Folha de S. Paulo


Apoiada por famosos, campanha pede fim das 'revistas íntimas' em prisões

"Bom dia. Eu disse bom dia! Tira a roupa, sem conversinha. Agacha três vezes e fica paradinha na frente do espelho para eu ver se você não está escondendo nada aí dentro."

Com aviso sobre a linguagem ofensiva, a dramatização acima é parte da campanha Fim da Revista Vexatória, lançada nesta quarta (23) na internet pela Rede Justiça Criminal, com o apoio da Defensoria Pública paulista.

O site contém áudios e vídeos que dão vida a relatos reais das "revistas íntimas", procedimento que obriga visitantes de presos a se despirem e a exporem as genitais para provar que não carregam drogas, armas ou chips de celular dentro do corpo.

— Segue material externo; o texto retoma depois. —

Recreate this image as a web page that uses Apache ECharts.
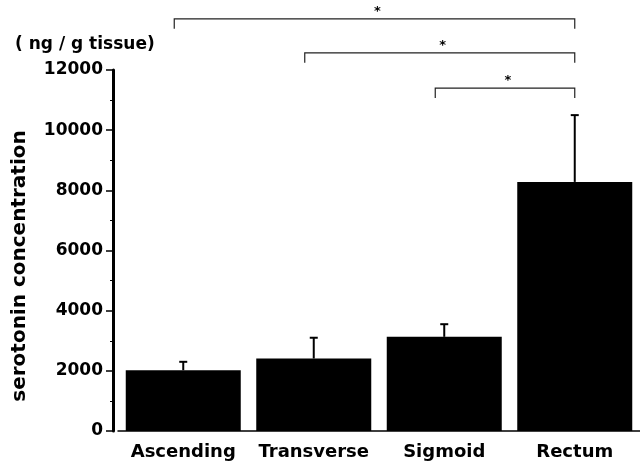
<!DOCTYPE html>
<html>
<head>
<meta charset="utf-8">
<script src="https://cdn.jsdelivr.net/npm/echarts@6/dist/echarts.min.js"></script>
<style>html,body{margin:0;padding:0;background:#fff;}#c{width:640px;height:461px;}</style>
</head>
<body>
<div id="c"></div>
<script>
var categories = ['Ascending', 'Transverse', 'Sigmoid', 'Rectum'];
var means = [2020, 2410, 3130, 8280];
var errors = [280, 690, 420, 2220];
// significance brackets: [fromIndex, toIndex, level]
var brackets = [[0, 3, 13700], [1, 3, 12570], [2, 3, 11400]];
var bracketLabels = ['*', '*', '*'];
var yTicks = [0, 2000, 4000, 6000, 8000, 10000, 12000];

var FONT = '"DejaVu Sans", Arial, sans-serif';
var chart = echarts.init(document.getElementById('c'), null, {renderer: 'canvas'});

var errData = categories.map(function (c, i) { return [i, means[i], means[i] + errors[i]]; });

var option = {
  backgroundColor: '#fff',
  animation: false,
  grid: {left: 118, top: 70, width: 528, bottom: 30, containLabel: false},
  xAxis: {
    type: 'category',
    data: categories,
    axisLine: {lineStyle: {color: '#000', width: 1.5}},
    axisTick: {alignWithLabel: true, length: 4, lineStyle: {color: '#000', width: 1}},
    axisLabel: {interval: 0, color: '#000', fontFamily: FONT, fontWeight: 'bold', fontSize: 18, margin: 12}
  },
  yAxis: {
    type: 'value',
    min: yTicks[0],
    max: yTicks[yTicks.length - 1],
    interval: 2000,
    offset: 5,
    axisLine: {show: true, lineStyle: {color: '#000', width: 3}},
    axisTick: {show: true, length: 7, lineStyle: {color: '#000', width: 1.5}},
    minorTick: {show: true, splitNumber: 2, length: 3, lineStyle: {color: '#000', width: 1}},
    splitLine: {show: false},
    axisLabel: {color: '#000', fontFamily: FONT, fontWeight: 'bold', fontSize: 17, margin: 10,
      formatter: function (v) { return String(v); }}
  },
  graphic: [
    {type: 'text', left: 15, top: 36, style: {text: '( ng / g tissue)', fill: '#000', font: 'bold 17px ' + FONT}},
    {type: 'text', x: 20, y: 266, rotation: Math.PI / 2,
     style: {text: 'serotonin concentration', fill: '#000', font: 'bold 20px ' + FONT, textAlign: 'center', textVerticalAlign: 'middle'}}
  ],
  series: [
    {
      type: 'bar',
      data: means,
      barWidth: 115,
      itemStyle: {color: '#000'},
      z: 2
    },
    {
      type: 'custom',
      data: errData,
      z: 3,
      clip: false,
      renderItem: function (params, api) {
        var base = api.coord([api.value(0), api.value(1)]);
        var top = api.coord([api.value(0), api.value(2)]);
        return {
          type: 'group',
          children: [
            {type: 'line', shape: {x1: base[0], y1: base[1], x2: top[0], y2: top[1]}, style: {stroke: '#000', lineWidth: 2}},
            {type: 'line', shape: {x1: top[0] - 4, y1: top[1], x2: top[0] + 4, y2: top[1]}, style: {stroke: '#000', lineWidth: 2}}
          ]
        };
      }
    },
    {
      type: 'custom',
      data: brackets,
      z: 3,
      clip: false,
      renderItem: function (params, api) {
        var a = api.coord([api.value(0), api.value(2)]);
        var b = api.coord([api.value(1), api.value(2)]);
        var x1 = a[0] - 9, x2 = b[0], y = a[1];
        var lbl = bracketLabels[params.dataIndex];
        return {
          type: 'group',
          children: [
            {type: 'polyline', shape: {points: [[x1, y + 10], [x1, y], [x2, y], [x2, y + 10]]},
             style: {stroke: '#222', lineWidth: 1.2, fill: null}},
            {type: 'text', style: {text: lbl, x: (x1 + x2) / 2 + 3, y: y - 1, textAlign: 'center', textVerticalAlign: 'bottom',
             fill: '#000', font: 'bold 13px ' + FONT}}
          ]
        };
      }
    }
  ]
};
chart.setOption(option);
</script>
</body>
</html>
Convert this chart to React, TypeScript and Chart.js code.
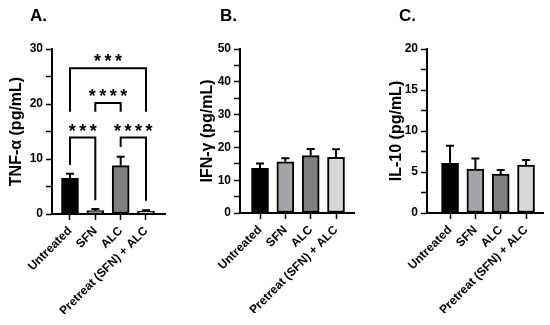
import React, { useEffect, useRef } from 'react';
import { Chart, registerables } from 'chart.js';

Chart.register(...registerables);

const FONT = 'Arial, "Liberation Sans", Helvetica, sans-serif';

const categories = ['Untreated', 'SFN', 'ALC', 'Pretreat (SFN) + ALC'];
const barColors = ['#000000', '#a4a4a8', '#808080', '#d7d7d7'];

// TNF-α (pg/mL)
const tnfMean = [6.5, 0.6, 8.8, 0.5];
const tnfSem = [0.8, 0.3, 1.6, 0.2];
// IFN-γ (pg/mL)
const ifnMean = [13.6, 15.6, 17.5, 17.0];
const ifnSem = [1.5, 1.1, 2.0, 2.4];
// IL-10 (pg/mL)
const il10Mean = [6.05, 5.35, 4.75, 5.85];
const il10Sem = [2.15, 1.3, 0.5, 0.6];

// significance brackets for panel A
const sigFrom = [0, 1, 0, 2];
const sigTo = [3, 2, 1, 3];
const sigHeight = [26.5, 20.2, 13.9, 13.9];
const sigLeftEnd = [18.6, 18.6, 8.9, 12.2];
const sigRightEnd = [18.6, 18.6, 2.5, 2.4];
const sigStars = ['***', '****', '***', '****'];

type PanelProps = {
  mean: number[];
  sem: number[];
  yMax: number;
  yStep: number;
  yLabelStep: number;
  yTitle: string;
  titleX: number;
  axisLeft: number;
  axisRight: number;
  axisTop: number;
  axisBottom: number;
  xMin: number;
  xMax: number;
  brackets?: boolean;
};

function Panel(p: PanelProps) {
  const ref = useRef<HTMLCanvasElement>(null);
  useEffect(() => {
    if (!ref.current) return;
    const padLeft = p.titleX - 9.6 - 4;
    const yWidth = p.axisLeft - padLeft;
    const xHeight = 100;
    const pad = {
      left: padLeft,
      right: 550 - p.axisRight,
      top: p.axisTop,
      bottom: 325 - p.axisBottom - xHeight,
    };
    const errorBars = {
      id: 'errorBars',
      afterDatasetsDraw(chart: any) {
        const ctx = chart.ctx;
        const meta = chart.getDatasetMeta(0);
        const ys = chart.scales.y;
        ctx.save();
        ctx.strokeStyle = '#000';
        ctx.lineWidth = 2;
        meta.data.forEach((el: any, i: number) => {
          const y0 = ys.getPixelForValue(p.mean[i]);
          const y1 = ys.getPixelForValue(p.mean[i] + p.sem[i]);
          ctx.beginPath();
          ctx.moveTo(el.x, y0);
          ctx.lineTo(el.x, y1);
          ctx.moveTo(el.x - 4, y1);
          ctx.lineTo(el.x + 4, y1);
          ctx.stroke();
        });
        ctx.restore();
      },
    };
    const sig = {
      id: 'sig',
      afterDatasetsDraw(chart: any) {
        if (!p.brackets) return;
        const ctx = chart.ctx;
        const xs = chart.scales.x;
        const ys = chart.scales.y;
        ctx.save();
        ctx.strokeStyle = '#000';
        ctx.fillStyle = '#000';
        ctx.lineWidth = 2;
        ctx.lineJoin = 'miter';
        ctx.font = `bold 18px ${FONT}`;
        ctx.textAlign = 'center';
        ctx.textBaseline = 'alphabetic';
        sigFrom.forEach((f, k) => {
          const x1 = xs.getPixelForValue(f);
          const x2 = xs.getPixelForValue(sigTo[k]);
          const yh = ys.getPixelForValue(sigHeight[k]);
          ctx.beginPath();
          ctx.moveTo(x1, ys.getPixelForValue(sigLeftEnd[k]));
          ctx.lineTo(x1, yh);
          ctx.lineTo(x2, yh);
          ctx.lineTo(x2, ys.getPixelForValue(sigRightEnd[k]));
          ctx.stroke();
          const n = sigStars[k].length;
          const cx = (x1 + x2) / 2;
          for (let j = 0; j < n; j++) {
            ctx.fillText('*', cx + (j - (n - 1) / 2) * 10.5, yh - 1);
          }
        });
        ctx.restore();
      },
    };
    const chart = new Chart(ref.current, {
      type: 'bar',
      data: {
        datasets: [
          {
            data: p.mean.map((v, i) => ({ x: i, y: v })),
            backgroundColor: barColors,
            borderColor: '#000',
            borderWidth: 2,
            borderSkipped: false,
            barThickness: 17,
          } as any,
        ],
      },
      options: {
        animation: false,
        responsive: false,
        events: [],
        layout: {
          autoPadding: false,
          padding: pad,
        } as any,
        plugins: { legend: { display: false }, tooltip: { enabled: false }, title: { display: false } },
        scales: {
          x: {
            type: 'linear',
            offset: false,
            min: p.xMin,
            max: p.xMax,
            afterBuildTicks: (s: any) => {
              s.ticks = categories.map((_, i) => ({ value: i }));
            },
            afterFit: (s: any) => {
              s.height = xHeight;
            },
            ticks: {
              autoSkip: false,
              minRotation: 45,
              maxRotation: 45,
              color: '#000',
              padding: 4,
              font: { family: FONT, size: 12, weight: 'bold' },
              callback: (v: any) => categories[Math.round(Number(v))] ?? '',
            },
            grid: {
              display: true,
              offset: false,
              drawOnChartArea: false,
              drawTicks: true,
              tickLength: 6,
              tickColor: '#000',
              tickWidth: 1.5,
            },
            border: { display: true, color: '#000', width: 2 },
          } as any,
          y: {
            type: 'linear',
            min: 0,
            max: p.yMax,
            afterBuildTicks: (s: any) => {
              const t = [];
              for (let v = 0; v <= p.yMax + 1e-9; v += p.yStep) t.push({ value: v });
              s.ticks = t;
            },
            afterFit: (s: any) => {
              s.width = yWidth;
            },
            ticks: {
              autoSkip: false,
              color: '#000',
              padding: 3,
              font: { family: FONT, size: 12, weight: 'bold' },
              callback: (v: any) => {
                const n = Number(v);
                return Math.abs(n / p.yLabelStep - Math.round(n / p.yLabelStep)) < 1e-6 ? String(n) : '';
              },
            },
            grid: {
              display: true,
              drawOnChartArea: false,
              drawTicks: true,
              tickLength: 6,
              tickColor: '#000',
              tickWidth: 1.5,
            },
            border: { display: true, color: '#000', width: 2 },
            title: {
              display: true,
              text: p.yTitle,
              color: '#000',
              padding: { top: 4, bottom: 4 },
              font: { family: FONT, size: 16, weight: 'bold' },
            },
          } as any,
        },
      },
      plugins: [errorBars, sig],
    });
    for (let it = 0; it < 2; it++) {
      const ca = chart.chartArea;
      const dl = p.axisLeft - ca.left;
      const dr = ca.right - p.axisRight;
      const dt = p.axisTop - ca.top;
      const db = ca.bottom - p.axisBottom;
      if (Math.abs(dl) + Math.abs(dr) + Math.abs(dt) + Math.abs(db) < 0.5) break;
      pad.left += dl;
      pad.right += dr;
      pad.top += dt;
      pad.bottom += db;
      (chart.options.layout as any).padding = { ...pad };
      chart.update();
    }
    return () => chart.destroy();
  }, []);
  return (
    <canvas
      ref={ref}
      width={550}
      height={325}
      style={{ position: 'absolute', left: 0, top: 0, width: 550, height: 325 }}
    />
  );
}

const letterStyle = (left: number): React.CSSProperties => ({
  position: 'absolute',
  left,
  top: 6,
  fontFamily: FONT,
  fontWeight: 'bold',
  fontSize: 17,
  lineHeight: '20px',
  color: '#000',
});

export default function App() {
  return (
    <div style={{ position: 'absolute', left: 0, top: 0, width: 550, height: 325, background: '#fff' }}>
      <Panel
        mean={tnfMean}
        sem={tnfSem}
        yMax={30}
        yStep={5}
        yLabelStep={10}
        yTitle="TNF-α (pg/mL)"
        titleX={17}
        axisLeft={52}
        axisRight={165}
        axisTop={49}
        axisBottom={214}
        xMin={-0.71}
        xMax={3.75}
        brackets
      />
      <Panel
        mean={ifnMean}
        sem={ifnSem}
        yMax={50}
        yStep={5}
        yLabelStep={10}
        yTitle="IFN-γ (pg/mL)"
        titleX={208}
        axisLeft={240}
        axisRight={354}
        axisTop={49}
        axisBottom={213}
        xMin={-0.79}
        xMax={3.71}
      />
      <Panel
        mean={il10Mean}
        sem={il10Sem}
        yMax={20}
        yStep={2.5}
        yLabelStep={5}
        yTitle="IL-10 (pg/mL)"
        titleX={397}
        axisLeft={427}
        axisRight={543}
        axisTop={49}
        axisBottom={213}
        xMin={-0.91}
        xMax={3.67}
      />
      <div style={letterStyle(30)}>A.</div>
      <div style={letterStyle(220)}>B.</div>
      <div style={letterStyle(399)}>C.</div>
    </div>
  );
}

O principal alvo da prática –que a ONU considera mau trato e, dependendo das circunstâncias, tortura– são as mulheres, mas homens e crianças também são submetidos à vistoria.

"Nunca vou esquecer o dia em que, mesmo depois de agachar em cima do espelho não sei quantas vezes, a agente mandou eu abrir a minha vagina para enxergar melhor", conta a diarista Maria, 50.

Por três anos e meio, ela foi uma das cerca de 400 mil pessoas que visitam presos semanalmente no Estado de São Paulo. A "humilhação" por que passava nas revistas, relata, quase fez ela desistir de ver o filho.

"Falavam que eu era mãe de vagabundo, não deixavam entrar o jumbo [sacola com alimentos]. Não queriam que eu visse como meu filho era tratado ali. Ele passava fome", diz Maria, que pede para ter seu sobrenome preservado.

Ela e outras mulheres que relataram suas experiências à campanha temem represálias. Alguns testemunhos anônimos são lidos em vídeo por artistas, como a atriz Denise Fraga e o rapper Dexter (veja abaixo).

Veja vídeo

O intuito, segundo os organizadores, é sensibilizar o público a apoiar o projeto de lei 480/2013, que proíbe revistas íntimas nas prisões de todo o país. Pelo site, é possível enviar mensagem ao presidente do Senado, Renan Calheiros, pedindo urgência na votação do projeto.

"A revista da maneira como é feita hoje é degradante e ilegal", diz o defensor público Patrick Cacicedo. Segundo ele, advogados dos presos, policiais e agentes carcerários em geral não são submetidos à mesma vistoria, apenas ao detector de metais.

Ele cita um levantamento realizado pela Rede Justiça Criminal com base em dados oficiais da Secretaria de Administração Penitenciária de São Paulo, que mostra que, entre 2010 e 2013, apenas 0,03% dos visitantes carregavam itens proibidos no corpo.

A quantidade de objetos ilegais apreendidos dentro das celas, porém, foi quatro vezes maior do que a encontrada com familiares e amigos, conforme a pesquisa.

"Se a revista não impede a entrada desses objetos, só nos resta pensar que o Estado quer expulsar os visitantes de lá, para que não vejam o regime de horror a que submete os presos", diz.